The album does feature some downbeat classics, which suggested that the band were starting to look back towards the legacy of Joy Division- something that would be seen in the years to come: Monaco playing Failures, the existence of the book Touching from a Distance, the Heart & Soul Box-Set of 1997. Ruined in a Day, Everyone Everywhere & Special are all in this mode & easily stand out as highlights.

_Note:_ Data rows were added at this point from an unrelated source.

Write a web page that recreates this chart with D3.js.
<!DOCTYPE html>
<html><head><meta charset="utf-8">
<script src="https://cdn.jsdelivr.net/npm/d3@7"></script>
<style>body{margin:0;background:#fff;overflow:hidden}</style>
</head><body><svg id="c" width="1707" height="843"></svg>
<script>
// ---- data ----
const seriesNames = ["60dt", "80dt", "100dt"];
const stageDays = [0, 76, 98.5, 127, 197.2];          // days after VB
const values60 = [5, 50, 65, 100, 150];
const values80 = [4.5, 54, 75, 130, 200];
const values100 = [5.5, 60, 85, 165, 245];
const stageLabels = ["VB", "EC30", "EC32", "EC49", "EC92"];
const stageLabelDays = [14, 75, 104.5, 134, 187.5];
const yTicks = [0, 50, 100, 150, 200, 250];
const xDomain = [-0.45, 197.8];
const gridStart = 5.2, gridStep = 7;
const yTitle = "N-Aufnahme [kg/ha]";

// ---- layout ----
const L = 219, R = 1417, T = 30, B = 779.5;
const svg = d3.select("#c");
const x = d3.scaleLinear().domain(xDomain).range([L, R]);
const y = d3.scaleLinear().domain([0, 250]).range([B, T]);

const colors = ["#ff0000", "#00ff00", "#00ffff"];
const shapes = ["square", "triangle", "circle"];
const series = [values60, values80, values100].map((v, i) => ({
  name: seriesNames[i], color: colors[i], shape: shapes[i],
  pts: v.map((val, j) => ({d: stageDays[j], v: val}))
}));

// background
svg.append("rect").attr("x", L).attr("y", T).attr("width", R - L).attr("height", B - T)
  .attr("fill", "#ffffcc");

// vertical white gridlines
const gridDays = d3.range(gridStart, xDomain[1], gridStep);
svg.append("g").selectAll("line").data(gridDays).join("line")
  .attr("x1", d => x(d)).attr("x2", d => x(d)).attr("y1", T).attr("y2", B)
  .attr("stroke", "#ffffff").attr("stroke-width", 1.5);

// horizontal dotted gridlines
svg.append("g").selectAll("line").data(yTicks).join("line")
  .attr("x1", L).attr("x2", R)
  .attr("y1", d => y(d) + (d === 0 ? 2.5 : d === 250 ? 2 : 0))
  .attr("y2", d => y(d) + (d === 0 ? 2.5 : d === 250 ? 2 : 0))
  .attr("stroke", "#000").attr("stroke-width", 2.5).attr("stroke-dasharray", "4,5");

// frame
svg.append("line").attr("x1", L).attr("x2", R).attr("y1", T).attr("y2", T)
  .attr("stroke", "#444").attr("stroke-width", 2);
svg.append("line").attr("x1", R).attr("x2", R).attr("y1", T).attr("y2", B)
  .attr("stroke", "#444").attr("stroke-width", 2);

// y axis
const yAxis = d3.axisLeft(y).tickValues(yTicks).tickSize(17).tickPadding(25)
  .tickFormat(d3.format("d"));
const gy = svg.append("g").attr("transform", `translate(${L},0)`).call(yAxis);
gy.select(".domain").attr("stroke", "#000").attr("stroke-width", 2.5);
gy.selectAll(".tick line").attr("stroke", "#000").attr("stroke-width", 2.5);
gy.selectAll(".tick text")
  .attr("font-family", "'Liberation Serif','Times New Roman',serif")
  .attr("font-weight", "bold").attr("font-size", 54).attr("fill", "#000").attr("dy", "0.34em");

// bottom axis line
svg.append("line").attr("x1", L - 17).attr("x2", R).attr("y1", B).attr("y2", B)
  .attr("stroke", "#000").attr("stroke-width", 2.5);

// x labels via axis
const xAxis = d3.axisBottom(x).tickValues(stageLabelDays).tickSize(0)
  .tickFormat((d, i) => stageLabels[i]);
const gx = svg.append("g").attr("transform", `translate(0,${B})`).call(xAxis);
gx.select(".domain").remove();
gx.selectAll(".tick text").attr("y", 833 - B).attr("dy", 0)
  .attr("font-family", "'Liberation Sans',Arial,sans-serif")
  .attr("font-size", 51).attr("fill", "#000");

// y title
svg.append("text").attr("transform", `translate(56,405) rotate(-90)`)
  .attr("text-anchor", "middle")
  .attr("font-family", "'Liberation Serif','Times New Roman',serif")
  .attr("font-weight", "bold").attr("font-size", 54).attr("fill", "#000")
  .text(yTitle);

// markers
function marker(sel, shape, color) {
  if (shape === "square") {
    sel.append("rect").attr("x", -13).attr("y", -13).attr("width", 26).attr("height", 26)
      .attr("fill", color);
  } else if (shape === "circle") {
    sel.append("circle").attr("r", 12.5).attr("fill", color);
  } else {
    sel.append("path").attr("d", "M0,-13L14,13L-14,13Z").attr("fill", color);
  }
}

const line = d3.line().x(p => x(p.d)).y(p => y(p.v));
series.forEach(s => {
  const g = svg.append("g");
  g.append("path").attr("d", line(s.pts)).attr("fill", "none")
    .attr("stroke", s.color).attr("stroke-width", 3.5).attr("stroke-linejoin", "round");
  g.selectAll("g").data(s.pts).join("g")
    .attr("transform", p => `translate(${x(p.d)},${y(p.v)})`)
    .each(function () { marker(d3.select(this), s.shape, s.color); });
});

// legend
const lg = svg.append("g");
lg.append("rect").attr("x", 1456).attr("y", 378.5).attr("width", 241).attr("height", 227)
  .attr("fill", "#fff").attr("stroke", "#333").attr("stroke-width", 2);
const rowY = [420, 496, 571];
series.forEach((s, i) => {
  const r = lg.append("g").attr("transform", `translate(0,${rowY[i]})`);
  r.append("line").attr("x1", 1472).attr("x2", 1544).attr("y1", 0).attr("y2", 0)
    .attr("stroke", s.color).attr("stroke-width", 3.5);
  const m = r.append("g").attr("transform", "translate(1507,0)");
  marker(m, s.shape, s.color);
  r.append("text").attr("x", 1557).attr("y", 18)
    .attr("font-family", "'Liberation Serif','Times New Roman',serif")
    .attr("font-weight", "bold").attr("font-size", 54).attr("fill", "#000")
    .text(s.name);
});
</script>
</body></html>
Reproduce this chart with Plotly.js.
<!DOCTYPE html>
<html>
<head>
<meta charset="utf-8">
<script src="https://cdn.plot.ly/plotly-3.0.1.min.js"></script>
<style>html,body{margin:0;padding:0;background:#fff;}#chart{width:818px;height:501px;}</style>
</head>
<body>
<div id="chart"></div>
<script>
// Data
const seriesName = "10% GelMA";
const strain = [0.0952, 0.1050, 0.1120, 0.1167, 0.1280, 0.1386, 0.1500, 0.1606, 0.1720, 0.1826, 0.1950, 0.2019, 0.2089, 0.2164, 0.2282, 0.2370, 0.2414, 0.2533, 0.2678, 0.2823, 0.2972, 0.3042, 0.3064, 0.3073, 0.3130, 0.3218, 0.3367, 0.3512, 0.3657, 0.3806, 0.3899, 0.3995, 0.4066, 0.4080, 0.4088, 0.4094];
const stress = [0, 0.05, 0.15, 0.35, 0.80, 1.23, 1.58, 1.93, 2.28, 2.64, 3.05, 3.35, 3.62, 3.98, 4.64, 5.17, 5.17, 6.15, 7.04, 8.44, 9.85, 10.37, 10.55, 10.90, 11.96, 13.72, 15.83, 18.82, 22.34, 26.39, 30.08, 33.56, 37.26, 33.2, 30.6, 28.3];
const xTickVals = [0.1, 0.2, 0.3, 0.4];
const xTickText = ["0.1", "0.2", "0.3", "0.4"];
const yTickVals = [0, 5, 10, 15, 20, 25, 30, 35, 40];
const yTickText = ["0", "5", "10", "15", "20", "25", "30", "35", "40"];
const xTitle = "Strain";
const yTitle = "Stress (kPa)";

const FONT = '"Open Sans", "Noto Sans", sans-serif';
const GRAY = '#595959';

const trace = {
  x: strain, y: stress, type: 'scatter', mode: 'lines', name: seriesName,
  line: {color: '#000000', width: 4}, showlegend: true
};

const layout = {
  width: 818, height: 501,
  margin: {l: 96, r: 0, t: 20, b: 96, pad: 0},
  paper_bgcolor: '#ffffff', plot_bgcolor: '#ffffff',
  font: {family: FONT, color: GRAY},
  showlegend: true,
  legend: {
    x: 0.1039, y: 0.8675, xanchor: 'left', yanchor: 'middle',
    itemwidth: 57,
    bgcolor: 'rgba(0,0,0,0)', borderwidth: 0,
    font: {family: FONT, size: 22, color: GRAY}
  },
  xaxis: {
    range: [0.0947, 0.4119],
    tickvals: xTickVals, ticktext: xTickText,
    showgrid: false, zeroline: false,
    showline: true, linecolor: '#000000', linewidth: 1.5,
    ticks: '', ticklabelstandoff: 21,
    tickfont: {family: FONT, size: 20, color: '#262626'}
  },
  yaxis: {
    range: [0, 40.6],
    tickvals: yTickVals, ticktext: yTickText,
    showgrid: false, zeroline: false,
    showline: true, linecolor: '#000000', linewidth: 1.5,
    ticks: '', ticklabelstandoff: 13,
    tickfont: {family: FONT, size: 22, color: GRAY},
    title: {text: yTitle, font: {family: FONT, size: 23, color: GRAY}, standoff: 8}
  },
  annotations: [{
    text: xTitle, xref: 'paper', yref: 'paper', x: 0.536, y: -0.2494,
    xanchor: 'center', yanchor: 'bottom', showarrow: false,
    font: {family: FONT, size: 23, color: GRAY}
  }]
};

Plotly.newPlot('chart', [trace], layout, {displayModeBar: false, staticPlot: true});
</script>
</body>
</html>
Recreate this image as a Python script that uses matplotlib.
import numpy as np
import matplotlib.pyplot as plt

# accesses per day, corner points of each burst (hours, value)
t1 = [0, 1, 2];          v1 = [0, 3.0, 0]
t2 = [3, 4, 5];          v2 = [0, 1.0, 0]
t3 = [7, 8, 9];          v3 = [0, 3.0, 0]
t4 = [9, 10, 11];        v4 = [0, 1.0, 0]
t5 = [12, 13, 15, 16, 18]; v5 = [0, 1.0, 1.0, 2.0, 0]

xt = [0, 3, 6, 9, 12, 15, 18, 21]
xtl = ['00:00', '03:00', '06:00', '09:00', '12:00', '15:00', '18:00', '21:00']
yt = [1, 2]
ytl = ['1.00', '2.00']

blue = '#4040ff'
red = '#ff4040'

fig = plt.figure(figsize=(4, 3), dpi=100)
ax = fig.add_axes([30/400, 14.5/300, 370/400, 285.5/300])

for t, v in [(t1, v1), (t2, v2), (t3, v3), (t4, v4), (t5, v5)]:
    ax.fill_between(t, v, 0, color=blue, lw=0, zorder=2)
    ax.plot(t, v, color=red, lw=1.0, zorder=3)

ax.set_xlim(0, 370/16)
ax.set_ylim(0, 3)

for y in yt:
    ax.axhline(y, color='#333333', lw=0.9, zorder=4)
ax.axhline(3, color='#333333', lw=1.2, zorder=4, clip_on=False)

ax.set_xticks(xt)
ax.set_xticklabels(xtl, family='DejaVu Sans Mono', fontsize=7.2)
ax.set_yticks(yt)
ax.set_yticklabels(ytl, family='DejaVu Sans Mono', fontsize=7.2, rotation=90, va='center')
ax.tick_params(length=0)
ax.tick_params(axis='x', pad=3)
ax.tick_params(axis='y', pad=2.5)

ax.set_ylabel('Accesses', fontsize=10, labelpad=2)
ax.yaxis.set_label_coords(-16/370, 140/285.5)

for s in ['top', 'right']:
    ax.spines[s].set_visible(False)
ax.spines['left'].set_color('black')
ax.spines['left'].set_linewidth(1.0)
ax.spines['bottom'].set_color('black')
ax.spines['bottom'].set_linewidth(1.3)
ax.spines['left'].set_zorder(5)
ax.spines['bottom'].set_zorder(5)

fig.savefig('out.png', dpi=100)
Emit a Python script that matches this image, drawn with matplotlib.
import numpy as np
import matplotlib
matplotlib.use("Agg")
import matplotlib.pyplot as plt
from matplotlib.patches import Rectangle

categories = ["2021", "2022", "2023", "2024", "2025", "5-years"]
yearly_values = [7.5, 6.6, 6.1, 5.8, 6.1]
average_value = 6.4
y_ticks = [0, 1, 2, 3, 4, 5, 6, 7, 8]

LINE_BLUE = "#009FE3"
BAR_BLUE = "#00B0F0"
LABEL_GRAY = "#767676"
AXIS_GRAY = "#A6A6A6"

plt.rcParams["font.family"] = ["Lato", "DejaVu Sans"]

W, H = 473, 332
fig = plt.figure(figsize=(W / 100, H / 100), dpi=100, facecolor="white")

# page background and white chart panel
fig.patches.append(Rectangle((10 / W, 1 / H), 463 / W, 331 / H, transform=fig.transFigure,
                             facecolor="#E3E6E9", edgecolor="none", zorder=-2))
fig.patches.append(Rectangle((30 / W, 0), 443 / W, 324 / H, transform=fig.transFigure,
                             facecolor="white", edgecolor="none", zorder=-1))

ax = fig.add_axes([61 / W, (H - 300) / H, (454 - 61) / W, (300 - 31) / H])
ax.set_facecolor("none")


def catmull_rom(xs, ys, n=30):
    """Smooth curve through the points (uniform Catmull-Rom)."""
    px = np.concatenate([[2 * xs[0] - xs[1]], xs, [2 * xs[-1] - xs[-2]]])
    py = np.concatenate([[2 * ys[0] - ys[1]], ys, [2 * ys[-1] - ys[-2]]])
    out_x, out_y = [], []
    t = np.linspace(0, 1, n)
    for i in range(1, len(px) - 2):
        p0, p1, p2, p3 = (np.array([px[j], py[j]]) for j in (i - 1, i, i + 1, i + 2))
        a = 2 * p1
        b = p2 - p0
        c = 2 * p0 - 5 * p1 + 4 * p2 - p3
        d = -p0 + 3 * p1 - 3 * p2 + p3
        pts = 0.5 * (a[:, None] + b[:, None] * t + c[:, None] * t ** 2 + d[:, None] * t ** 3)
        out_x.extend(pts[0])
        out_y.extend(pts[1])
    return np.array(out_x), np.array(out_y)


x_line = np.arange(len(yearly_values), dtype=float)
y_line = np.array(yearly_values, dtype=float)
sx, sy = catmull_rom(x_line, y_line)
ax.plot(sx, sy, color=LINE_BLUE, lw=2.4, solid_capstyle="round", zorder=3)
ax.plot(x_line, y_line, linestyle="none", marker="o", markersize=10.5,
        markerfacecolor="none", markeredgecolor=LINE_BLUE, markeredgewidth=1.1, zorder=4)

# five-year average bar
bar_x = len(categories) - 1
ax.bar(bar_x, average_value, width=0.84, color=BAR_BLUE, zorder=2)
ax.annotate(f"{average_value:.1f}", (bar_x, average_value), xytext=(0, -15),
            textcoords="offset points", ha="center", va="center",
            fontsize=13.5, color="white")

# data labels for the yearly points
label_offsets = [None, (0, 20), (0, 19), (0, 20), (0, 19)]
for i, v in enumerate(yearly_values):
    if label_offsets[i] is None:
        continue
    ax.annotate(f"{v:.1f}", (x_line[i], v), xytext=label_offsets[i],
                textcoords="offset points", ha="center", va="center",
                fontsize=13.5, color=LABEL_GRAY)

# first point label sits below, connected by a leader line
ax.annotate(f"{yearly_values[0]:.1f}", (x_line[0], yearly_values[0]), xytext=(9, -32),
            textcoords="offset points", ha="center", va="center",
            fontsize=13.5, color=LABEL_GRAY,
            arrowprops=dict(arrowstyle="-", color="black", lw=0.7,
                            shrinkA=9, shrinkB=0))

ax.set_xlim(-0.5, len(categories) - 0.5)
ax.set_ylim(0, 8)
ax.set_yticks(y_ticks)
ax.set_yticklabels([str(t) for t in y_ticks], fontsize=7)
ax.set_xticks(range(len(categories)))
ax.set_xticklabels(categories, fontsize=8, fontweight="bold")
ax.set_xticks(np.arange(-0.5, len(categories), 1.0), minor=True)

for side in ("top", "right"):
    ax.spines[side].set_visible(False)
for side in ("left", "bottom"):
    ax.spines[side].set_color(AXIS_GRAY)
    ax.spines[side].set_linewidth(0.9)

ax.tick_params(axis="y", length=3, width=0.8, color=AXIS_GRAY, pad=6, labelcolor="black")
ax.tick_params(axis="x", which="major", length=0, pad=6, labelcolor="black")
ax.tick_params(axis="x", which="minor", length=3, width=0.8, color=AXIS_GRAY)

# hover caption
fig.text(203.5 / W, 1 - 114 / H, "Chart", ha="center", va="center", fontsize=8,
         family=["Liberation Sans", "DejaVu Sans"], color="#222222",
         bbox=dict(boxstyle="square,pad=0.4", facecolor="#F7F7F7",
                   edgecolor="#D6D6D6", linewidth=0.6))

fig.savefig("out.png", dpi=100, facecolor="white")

Spooky & Young Offender continue the club-sound of New Order, the former one of the great New Order singles that appear to have been written out of history (the latter is very Pet Shop Boys, even sharing a title with a track on PSB's 1993 album Very). Perhaps they ought to re-record this, get Hooky to sing the backing vocals...Liar is another favourite, though the soulful backing vocals are possibly as distracting as those on the Subculture 12" or songs like Brutal. "You've got your finger on the pulse & in my pocket, oh of course..." is a cutting lyric looking towards Tony Wilson & the glum state of things resulting from the Factory fall-out (which is not really got across in the upbeat film 24 Hour Party People).
Chemical is a bit of an out-take, sounding a bit New Order by numbers: a too familiar Hook-style bassline & a too-Electronic sense of music. Times Change is a better song, but still too Pet Shop Boys/Electronic- it should sound more like Your Silent Face but is more Liberation (it even has a Feel Every Beat-style rap); the keyboards are quite amazing though- making you think of rushing in the sun, an idea that this is heaven (so why does it feel like a hell?). The album concludes on the odd instrumental Avalanche, which sounds like the meeting point of As You Said & Cocteau Twins- easily sitting up there with 1985's Elegia.
Republic is an album that I'm quite fond of, which may account for a star or two more than it truly warrants, it's no Technique or Low Life, but what is?